▼
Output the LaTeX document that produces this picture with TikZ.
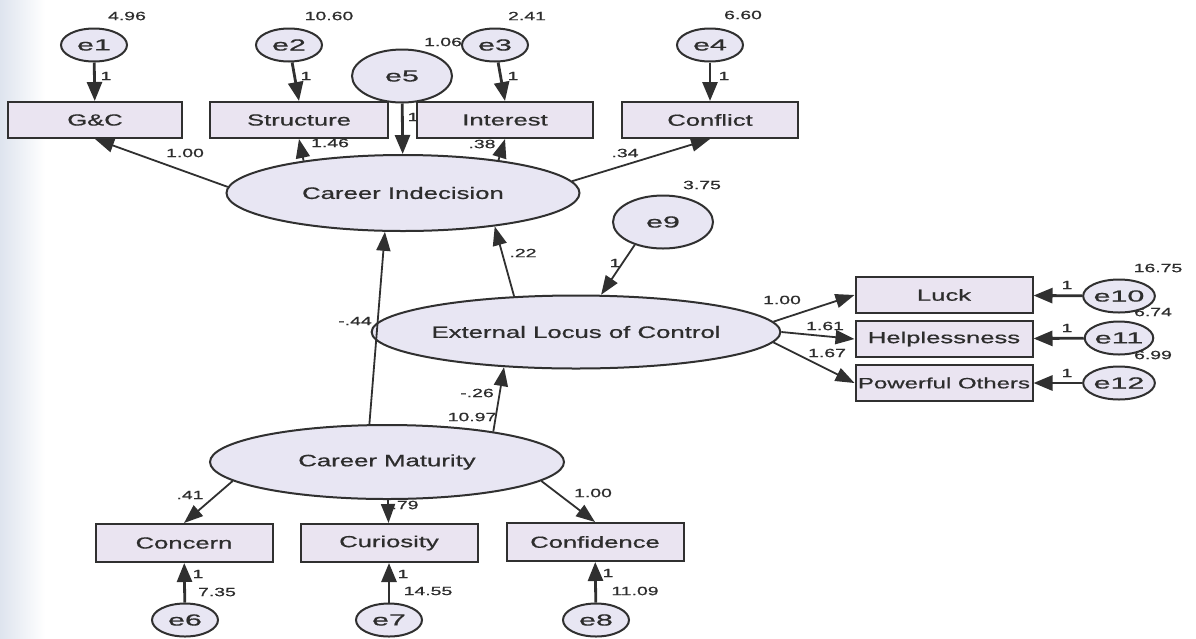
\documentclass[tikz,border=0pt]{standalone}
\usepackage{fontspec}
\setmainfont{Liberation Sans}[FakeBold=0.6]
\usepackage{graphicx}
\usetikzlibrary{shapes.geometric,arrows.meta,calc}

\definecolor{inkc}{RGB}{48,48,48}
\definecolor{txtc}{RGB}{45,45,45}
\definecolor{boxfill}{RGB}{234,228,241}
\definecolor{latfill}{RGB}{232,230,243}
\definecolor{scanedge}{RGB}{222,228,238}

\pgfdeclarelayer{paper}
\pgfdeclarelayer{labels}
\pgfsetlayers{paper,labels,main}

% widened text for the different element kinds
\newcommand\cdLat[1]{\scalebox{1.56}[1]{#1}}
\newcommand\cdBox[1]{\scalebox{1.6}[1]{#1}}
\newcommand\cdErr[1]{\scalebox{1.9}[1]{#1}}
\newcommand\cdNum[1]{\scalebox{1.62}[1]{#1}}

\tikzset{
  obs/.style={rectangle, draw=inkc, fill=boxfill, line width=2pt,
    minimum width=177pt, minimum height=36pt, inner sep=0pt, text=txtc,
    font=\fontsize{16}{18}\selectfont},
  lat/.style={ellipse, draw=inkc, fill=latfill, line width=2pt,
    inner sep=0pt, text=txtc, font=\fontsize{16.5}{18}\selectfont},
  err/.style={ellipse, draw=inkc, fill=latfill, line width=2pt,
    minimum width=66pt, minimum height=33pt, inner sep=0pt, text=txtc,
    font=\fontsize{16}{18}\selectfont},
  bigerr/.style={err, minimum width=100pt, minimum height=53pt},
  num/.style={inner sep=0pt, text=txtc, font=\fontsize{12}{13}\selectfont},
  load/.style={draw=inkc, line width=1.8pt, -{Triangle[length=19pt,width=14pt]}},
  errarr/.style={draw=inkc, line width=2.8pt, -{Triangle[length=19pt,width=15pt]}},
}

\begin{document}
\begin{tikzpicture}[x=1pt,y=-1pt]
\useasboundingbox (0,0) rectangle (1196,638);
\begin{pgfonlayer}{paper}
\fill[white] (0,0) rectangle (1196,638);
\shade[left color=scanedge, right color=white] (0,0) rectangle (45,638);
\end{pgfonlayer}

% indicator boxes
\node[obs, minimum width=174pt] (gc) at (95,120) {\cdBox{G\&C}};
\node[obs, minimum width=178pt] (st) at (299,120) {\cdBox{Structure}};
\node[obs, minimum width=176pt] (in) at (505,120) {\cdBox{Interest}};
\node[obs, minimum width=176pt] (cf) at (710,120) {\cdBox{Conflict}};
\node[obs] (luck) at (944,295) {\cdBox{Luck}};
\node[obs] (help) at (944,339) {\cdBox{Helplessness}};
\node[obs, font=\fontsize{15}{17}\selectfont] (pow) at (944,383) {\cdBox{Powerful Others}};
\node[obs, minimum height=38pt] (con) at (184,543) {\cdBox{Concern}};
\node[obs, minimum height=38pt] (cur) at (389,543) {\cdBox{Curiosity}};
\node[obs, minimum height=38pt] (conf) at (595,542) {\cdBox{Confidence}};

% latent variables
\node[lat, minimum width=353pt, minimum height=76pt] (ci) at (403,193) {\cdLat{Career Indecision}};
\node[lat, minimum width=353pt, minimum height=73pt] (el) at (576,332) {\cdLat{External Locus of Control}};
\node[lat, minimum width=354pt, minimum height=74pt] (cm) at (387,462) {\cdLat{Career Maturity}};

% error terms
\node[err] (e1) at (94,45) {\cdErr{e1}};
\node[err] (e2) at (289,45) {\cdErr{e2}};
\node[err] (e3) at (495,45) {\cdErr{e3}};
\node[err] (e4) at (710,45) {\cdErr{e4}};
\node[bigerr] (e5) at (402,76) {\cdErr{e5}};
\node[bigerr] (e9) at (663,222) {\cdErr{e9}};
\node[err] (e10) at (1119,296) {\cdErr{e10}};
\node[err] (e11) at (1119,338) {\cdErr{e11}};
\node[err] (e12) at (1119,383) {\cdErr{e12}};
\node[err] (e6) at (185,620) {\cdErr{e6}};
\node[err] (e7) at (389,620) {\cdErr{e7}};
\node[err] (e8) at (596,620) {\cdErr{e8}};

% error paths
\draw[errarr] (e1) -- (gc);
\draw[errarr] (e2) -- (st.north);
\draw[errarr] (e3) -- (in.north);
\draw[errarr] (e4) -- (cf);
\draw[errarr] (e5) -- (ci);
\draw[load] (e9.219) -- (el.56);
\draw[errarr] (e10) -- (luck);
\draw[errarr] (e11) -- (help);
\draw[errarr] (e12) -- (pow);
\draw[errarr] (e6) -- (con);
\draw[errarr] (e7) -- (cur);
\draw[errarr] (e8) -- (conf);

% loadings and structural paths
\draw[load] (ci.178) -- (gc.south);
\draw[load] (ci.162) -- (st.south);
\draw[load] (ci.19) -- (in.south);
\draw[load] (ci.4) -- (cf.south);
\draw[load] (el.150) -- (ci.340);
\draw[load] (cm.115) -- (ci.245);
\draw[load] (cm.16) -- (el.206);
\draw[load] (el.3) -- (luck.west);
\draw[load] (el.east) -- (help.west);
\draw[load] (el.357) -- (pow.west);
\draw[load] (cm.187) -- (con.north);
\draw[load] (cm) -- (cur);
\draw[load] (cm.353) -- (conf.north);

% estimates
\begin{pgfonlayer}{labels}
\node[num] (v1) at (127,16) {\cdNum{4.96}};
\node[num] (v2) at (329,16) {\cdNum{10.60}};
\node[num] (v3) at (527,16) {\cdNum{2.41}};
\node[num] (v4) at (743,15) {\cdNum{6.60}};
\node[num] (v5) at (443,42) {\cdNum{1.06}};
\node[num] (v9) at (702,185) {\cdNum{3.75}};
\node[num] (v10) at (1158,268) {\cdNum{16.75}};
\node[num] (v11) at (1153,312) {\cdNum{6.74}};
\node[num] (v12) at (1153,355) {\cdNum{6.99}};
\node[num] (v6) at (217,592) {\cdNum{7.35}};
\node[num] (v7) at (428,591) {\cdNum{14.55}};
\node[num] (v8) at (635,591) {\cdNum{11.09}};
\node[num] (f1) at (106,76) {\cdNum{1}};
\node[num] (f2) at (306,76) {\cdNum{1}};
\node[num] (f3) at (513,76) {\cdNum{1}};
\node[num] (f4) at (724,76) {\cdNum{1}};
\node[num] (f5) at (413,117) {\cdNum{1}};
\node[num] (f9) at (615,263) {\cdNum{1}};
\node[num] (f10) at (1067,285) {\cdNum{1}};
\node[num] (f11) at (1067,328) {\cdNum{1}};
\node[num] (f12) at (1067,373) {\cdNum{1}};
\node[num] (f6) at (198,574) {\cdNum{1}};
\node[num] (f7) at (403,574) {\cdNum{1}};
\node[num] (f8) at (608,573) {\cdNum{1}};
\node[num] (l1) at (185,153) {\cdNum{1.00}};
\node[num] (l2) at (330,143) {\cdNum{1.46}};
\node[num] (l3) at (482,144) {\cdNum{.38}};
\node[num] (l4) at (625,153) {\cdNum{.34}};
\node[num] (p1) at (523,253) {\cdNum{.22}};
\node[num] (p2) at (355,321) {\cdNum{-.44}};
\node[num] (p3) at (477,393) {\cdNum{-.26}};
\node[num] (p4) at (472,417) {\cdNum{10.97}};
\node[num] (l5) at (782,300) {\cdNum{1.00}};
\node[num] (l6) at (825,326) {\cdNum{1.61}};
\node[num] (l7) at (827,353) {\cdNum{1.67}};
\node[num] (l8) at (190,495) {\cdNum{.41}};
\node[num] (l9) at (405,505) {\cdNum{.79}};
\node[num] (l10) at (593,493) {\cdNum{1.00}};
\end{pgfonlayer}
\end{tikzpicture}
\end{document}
▲
» WHAT YOU HAVE TO DO: Repeat the material exactly as it reads, without any of its pictures.

» RESULT:
Output the LaTeX document that produces this picture with TikZ.
\documentclass[tikz,border=0pt]{standalone}
\usepackage{fontspec}
\setmainfont{Liberation Sans}[FakeBold=0.6]
\usepackage{graphicx}
\usetikzlibrary{shapes.geometric,arrows.meta,calc}

\definecolor{inkc}{RGB}{48,48,48}
\definecolor{txtc}{RGB}{45,45,45}
\definecolor{boxfill}{RGB}{234,228,241}
\definecolor{latfill}{RGB}{232,230,243}
\definecolor{scanedge}{RGB}{222,228,238}

\pgfdeclarelayer{paper}
\pgfdeclarelayer{labels}
\pgfsetlayers{paper,labels,main}

% widened text for the different element kinds
\newcommand\cdLat[1]{\scalebox{1.56}[1]{#1}}
\newcommand\cdBox[1]{\scalebox{1.6}[1]{#1}}
\newcommand\cdErr[1]{\scalebox{1.9}[1]{#1}}
\newcommand\cdNum[1]{\scalebox{1.62}[1]{#1}}

\tikzset{
  obs/.style={rectangle, draw=inkc, fill=boxfill, line width=2pt,
    minimum width=177pt, minimum height=36pt, inner sep=0pt, text=txtc,
    font=\fontsize{16}{18}\selectfont},
  lat/.style={ellipse, draw=inkc, fill=latfill, line width=2pt,
    inner sep=0pt, text=txtc, font=\fontsize{16.5}{18}\selectfont},
  err/.style={ellipse, draw=inkc, fill=latfill, line width=2pt,
    minimum width=66pt, minimum height=33pt, inner sep=0pt, text=txtc,
    font=\fontsize{16}{18}\selectfont},
  bigerr/.style={err, minimum width=100pt, minimum height=53pt},
  num/.style={inner sep=0pt, text=txtc, font=\fontsize{12}{13}\selectfont},
  load/.style={draw=inkc, line width=1.8pt, -{Triangle[length=19pt,width=14pt]}},
  errarr/.style={draw=inkc, line width=2.8pt, -{Triangle[length=19pt,width=15pt]}},
}

\begin{document}
\begin{tikzpicture}[x=1pt,y=-1pt]
\useasboundingbox (0,0) rectangle (1196,638);
\begin{pgfonlayer}{paper}
\fill[white] (0,0) rectangle (1196,638);
\shade[left color=scanedge, right color=white] (0,0) rectangle (45,638);
\end{pgfonlayer}

% indicator boxes
\node[obs, minimum width=174pt] (gc) at (95,120) {\cdBox{G\&C}};
\node[obs, minimum width=178pt] (st) at (299,120) {\cdBox{Structure}};
\node[obs, minimum width=176pt] (in) at (505,120) {\cdBox{Interest}};
\node[obs, minimum width=176pt] (cf) at (710,120) {\cdBox{Conflict}};
\node[obs] (luck) at (944,295) {\cdBox{Luck}};
\node[obs] (help) at (944,339) {\cdBox{Helplessness}};
\node[obs, font=\fontsize{15}{17}\selectfont] (pow) at (944,383) {\cdBox{Powerful Others}};
\node[obs, minimum height=38pt] (con) at (184,543) {\cdBox{Concern}};
\node[obs, minimum height=38pt] (cur) at (389,543) {\cdBox{Curiosity}};
\node[obs, minimum height=38pt] (conf) at (595,542) {\cdBox{Confidence}};

% latent variables
\node[lat, minimum width=353pt, minimum height=76pt] (ci) at (403,193) {\cdLat{Career Indecision}};
\node[lat, minimum width=353pt, minimum height=73pt] (el) at (576,332) {\cdLat{External Locus of Control}};
\node[lat, minimum width=354pt, minimum height=74pt] (cm) at (387,462) {\cdLat{Career Maturity}};

% error terms
\node[err] (e1) at (94,45) {\cdErr{e1}};
\node[err] (e2) at (289,45) {\cdErr{e2}};
\node[err] (e3) at (495,45) {\cdErr{e3}};
\node[err] (e4) at (710,45) {\cdErr{e4}};
\node[bigerr] (e5) at (402,76) {\cdErr{e5}};
\node[bigerr] (e9) at (663,222) {\cdErr{e9}};
\node[err] (e10) at (1119,296) {\cdErr{e10}};
\node[err] (e11) at (1119,338) {\cdErr{e11}};
\node[err] (e12) at (1119,383) {\cdErr{e12}};
\node[err] (e6) at (185,620) {\cdErr{e6}};
\node[err] (e7) at (389,620) {\cdErr{e7}};
\node[err] (e8) at (596,620) {\cdErr{e8}};

% error paths
\draw[errarr] (e1) -- (gc);
\draw[errarr] (e2) -- (st.north);
\draw[errarr] (e3) -- (in.north);
\draw[errarr] (e4) -- (cf);
\draw[errarr] (e5) -- (ci);
\draw[load] (e9.219) -- (el.56);
\draw[errarr] (e10) -- (luck);
\draw[errarr] (e11) -- (help);
\draw[errarr] (e12) -- (pow);
\draw[errarr] (e6) -- (con);
\draw[errarr] (e7) -- (cur);
\draw[errarr] (e8) -- (conf);

% loadings and structural paths
\draw[load] (ci.178) -- (gc.south);
\draw[load] (ci.162) -- (st.south);
\draw[load] (ci.19) -- (in.south);
\draw[load] (ci.4) -- (cf.south);
\draw[load] (el.150) -- (ci.340);
\draw[load] (cm.115) -- (ci.245);
\draw[load] (cm.16) -- (el.206);
\draw[load] (el.3) -- (luck.west);
\draw[load] (el.east) -- (help.west);
\draw[load] (el.357) -- (pow.west);
\draw[load] (cm.187) -- (con.north);
\draw[load] (cm) -- (cur);
\draw[load] (cm.353) -- (conf.north);

% estimates
\begin{pgfonlayer}{labels}
\node[num] (v1) at (127,16) {\cdNum{4.96}};
\node[num] (v2) at (329,16) {\cdNum{10.60}};
\node[num] (v3) at (527,16) {\cdNum{2.41}};
\node[num] (v4) at (743,15) {\cdNum{6.60}};
\node[num] (v5) at (443,42) {\cdNum{1.06}};
\node[num] (v9) at (702,185) {\cdNum{3.75}};
\node[num] (v10) at (1158,268) {\cdNum{16.75}};
\node[num] (v11) at (1153,312) {\cdNum{6.74}};
\node[num] (v12) at (1153,355) {\cdNum{6.99}};
\node[num] (v6) at (217,592) {\cdNum{7.35}};
\node[num] (v7) at (428,591) {\cdNum{14.55}};
\node[num] (v8) at (635,591) {\cdNum{11.09}};
\node[num] (f1) at (106,76) {\cdNum{1}};
\node[num] (f2) at (306,76) {\cdNum{1}};
\node[num] (f3) at (513,76) {\cdNum{1}};
\node[num] (f4) at (724,76) {\cdNum{1}};
\node[num] (f5) at (413,117) {\cdNum{1}};
\node[num] (f9) at (615,263) {\cdNum{1}};
\node[num] (f10) at (1067,285) {\cdNum{1}};
\node[num] (f11) at (1067,328) {\cdNum{1}};
\node[num] (f12) at (1067,373) {\cdNum{1}};
\node[num] (f6) at (198,574) {\cdNum{1}};
\node[num] (f7) at (403,574) {\cdNum{1}};
\node[num] (f8) at (608,573) {\cdNum{1}};
\node[num] (l1) at (185,153) {\cdNum{1.00}};
\node[num] (l2) at (330,143) {\cdNum{1.46}};
\node[num] (l3) at (482,144) {\cdNum{.38}};
\node[num] (l4) at (625,153) {\cdNum{.34}};
\node[num] (p1) at (523,253) {\cdNum{.22}};
\node[num] (p2) at (355,321) {\cdNum{-.44}};
\node[num] (p3) at (477,393) {\cdNum{-.26}};
\node[num] (p4) at (472,417) {\cdNum{10.97}};
\node[num] (l5) at (782,300) {\cdNum{1.00}};
\node[num] (l6) at (825,326) {\cdNum{1.61}};
\node[num] (l7) at (827,353) {\cdNum{1.67}};
\node[num] (l8) at (190,495) {\cdNum{.41}};
\node[num] (l9) at (405,505) {\cdNum{.79}};
\node[num] (l10) at (593,493) {\cdNum{1.00}};
\end{pgfonlayer}
\end{tikzpicture}
\end{document}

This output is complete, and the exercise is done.